These “Vision Glasses” Help the Blind Read By Transcribing Text to Audio
Akhil Nagori designed Vision Glasses V2 to help those with visual impairments read any text at the press of a button.
Disabilities make life difficult in many ways that are invisible to the more fortunate among us. You know, of course, that stairs are a problem for people in wheelchairs. But have you ever considered how those same people deal with everyday tasks like bathing, or getting into and out of bed? Those with visual impairments face many challenges that the rest of us might not even notice, such as determining the denomination of a banknote or reading a letter received in the mail. That’s why student Akhil Nagori designed Vision Glasses V2.

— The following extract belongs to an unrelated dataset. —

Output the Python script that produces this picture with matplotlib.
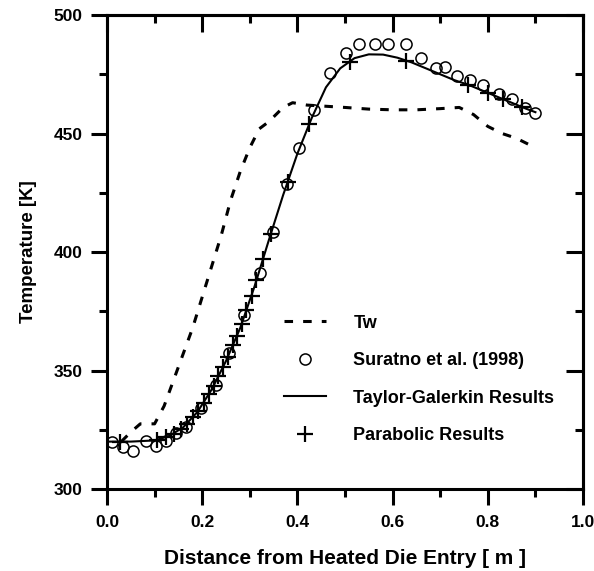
import matplotlib
matplotlib.use("Agg")
import matplotlib.pyplot as plt
from matplotlib.ticker import MultipleLocator, FormatStrFormatter

plt.rcParams['font.family'] = ['Liberation Sans', 'DejaVu Sans']
plt.rcParams['font.weight'] = 'bold'

# Wall temperature Tw along the die
tw_x = [0.03, 0.05, 0.07, 0.10, 0.12, 0.14, 0.16, 0.18, 0.20, 0.22, 0.24, 0.26,
        0.28, 0.30, 0.32, 0.34, 0.37, 0.39, 0.42, 0.46, 0.50, 0.55, 0.60, 0.65,
        0.70, 0.74, 0.77, 0.80, 0.83, 0.86, 0.89]
tw_t = [320, 324, 327.5, 327.5, 335, 346, 357, 368, 381, 394, 407, 422,
        434, 444, 452, 455, 461, 463, 462, 461.5, 461, 460.3, 460, 460,
        460.5, 461, 458, 453, 450, 448, 445]

# Suratno et al. (1998) measurements
sur_x = [0.01, 0.034, 0.055, 0.082, 0.103, 0.123, 0.145, 0.166, 0.197, 0.229,
         0.256, 0.288, 0.321, 0.349, 0.378, 0.403, 0.435, 0.468, 0.502, 0.530,
         0.563, 0.590, 0.628, 0.660, 0.691, 0.710, 0.735, 0.763, 0.790, 0.824,
         0.851, 0.878, 0.899]
sur_t = [320, 317.7, 316, 320.3, 318, 320.3, 323.6, 326, 334.2, 343.9,
         357.4, 373.4, 391.1, 408.4, 428.7, 443.9, 459.9, 475.5, 484, 487.8,
         487.8, 487.8, 487.8, 481.9, 477.6, 478, 474.3, 472.6, 470.5, 466.7,
         464.6, 460.8, 458.6]

# Taylor-Galerkin solution
tg_x = [0.0, 0.05, 0.10, 0.13, 0.16, 0.19, 0.22, 0.25, 0.28, 0.31, 0.34, 0.37,
        0.40, 0.43, 0.46, 0.49, 0.52, 0.55, 0.58, 0.61, 0.64, 0.67, 0.70, 0.73,
        0.76, 0.79, 0.82, 0.85, 0.88, 0.90]
tg_t = [320, 320, 320.5, 322.3, 326, 332.5, 342, 354, 368, 385.5, 405, 424,
        441.5, 456.5, 469.5, 477.5, 481.8, 483.4, 483.3, 482, 480, 477.5, 475, 472.5,
        470.5, 468, 465.5, 463, 460.5, 459]

# Parabolic solution
par_x = [0.027, 0.105, 0.125, 0.14, 0.155, 0.168, 0.18, 0.192, 0.203, 0.214,
         0.224, 0.234, 0.244, 0.254, 0.264, 0.273, 0.283, 0.293, 0.304, 0.314,
         0.328, 0.344, 0.38, 0.425, 0.511, 0.628, 0.758, 0.80, 0.832, 0.872]
par_t = [320, 320.8, 322, 323.3, 325.2, 327.5, 330.3, 333.1, 336.3, 340,
         343.5, 347.6, 351.6, 355.9, 360.6, 364.7, 369.7, 375.4, 381.3, 388,
         397, 407.5, 429.5, 454, 480, 480.8, 470.5, 467.2, 464.5, 461]

fig = plt.figure(figsize=(5.94, 5.71), dpi=100)
ax = fig.add_axes([0.1801, 0.1436, 0.8014, 0.8301])

ax.plot(tw_x, tw_t, color='black', lw=2.2, dashes=(2.8, 3.3), label='Tw')
ax.plot(sur_x, sur_t, linestyle='none', marker='o', ms=8, mfc='none',
        mec='black', mew=1.1, label='Suratno et al. (1998)')
ax.plot(tg_x, tg_t, color='black', lw=1.5, label='Taylor-Galerkin Results')
ax.plot(par_x, par_t, linestyle='none', marker='+', ms=11, mec='black',
        mew=1.6, label='Parabolic Results')

ax.set_xlim(0, 1.0)
ax.set_ylim(300, 500)
ax.xaxis.set_major_locator(MultipleLocator(0.2))
ax.xaxis.set_minor_locator(MultipleLocator(0.1))
ax.yaxis.set_major_locator(MultipleLocator(50))
ax.yaxis.set_minor_locator(MultipleLocator(25))
ax.xaxis.set_major_formatter(FormatStrFormatter('%.1f'))

for s in ax.spines.values():
    s.set_linewidth(2.2)

ax.tick_params(which='major', direction='out', length=11.5, width=2.2,
               labelsize=12.5, pad=7)
ax.tick_params(which='minor', direction='out', length=6, width=2.2)
ax.tick_params(axis='y', which='major', pad=6)

# inward ticks on the top and right frame
top = ax.secondary_xaxis('top')
top.xaxis.set_major_locator(MultipleLocator(0.2))
top.xaxis.set_minor_locator(MultipleLocator(0.1))
top.tick_params(which='major', direction='in', length=12, width=2.2, labeltop=False)
top.tick_params(which='minor', direction='in', length=6, width=2.2)
top.spines['top'].set_linewidth(2.2)
right = ax.secondary_yaxis('right')
right.yaxis.set_major_locator(MultipleLocator(50))
right.yaxis.set_minor_locator(MultipleLocator(25))
right.tick_params(which='major', direction='in', length=12, width=2.2, labelright=False)
right.tick_params(which='minor', direction='in', length=6, width=2.2)
right.spines['right'].set_linewidth(2.2)

ax.set_xlabel('Distance from Heated Die Entry [ m ]', fontsize=15,
              fontweight='bold', labelpad=14)
ax.set_ylabel('Temperature [K]', fontsize=13.5, fontweight='bold', labelpad=12)

leg = ax.legend(loc='upper left', bbox_to_anchor=(0.3526, 0.387), frameon=False,
                fontsize=13, handlelength=2.35, handletextpad=1.5,
                labelspacing=1.14, numpoints=1, borderpad=0)

fig.savefig('out.png', dpi=100)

This is a follow-up to Nagori's previous “Smart AI Glasses” project and it serves the same purpose: to automatically read text aloud. The world is full of written communication without an accessible alternative, like braille or audio recordings. You need only walk around your neighborhood or even your own home to find plenty of proof of that. Nagori’s Vision Glasses V2 provide a simple and convenient solution. The wearer only has to look at whatever they want to read and push a button on the frame of the glasses. The device will then convert detected text into audio.
Cost is always a concern, so Nagori chose to use off-the-shelf components that are affordable and attainable. The primary component is a Raspberry Pi Zero 2 W single-board computer, which does all the processing. It resides in a 3D-printed enclosure attached to the frame of the glasses. When the user presses the button, the Raspberry Pi captures a photo through a mini Zero Spy Camera from Adafruit. Once it analyzes the photo and deciphers the text it sees, it uses a text-to-speech function to read that text aloud with audio output via two mini speakers. Power comes from a small rechargeable lithium battery.
For all that magic to happen, Vision Glasses V2 needs to do two things: find and transcribe text in the captured image, and convert that text into speech. The Python code does the former using API calls to docTR OCR (Optical Character Recognition), which is open source and uses TensorFlow 2 and PyTorch to extract and parse text in images. It handles the latter using eSpeak NG, which is open-source text-to-speech software that is lightweight and supports more than 100 languages/accents.
There is a bit of a delay between pressing the button and the audio result, but Vision Glasses V2 seem quite usable. The design files and code are available for anyone that would like to build their own.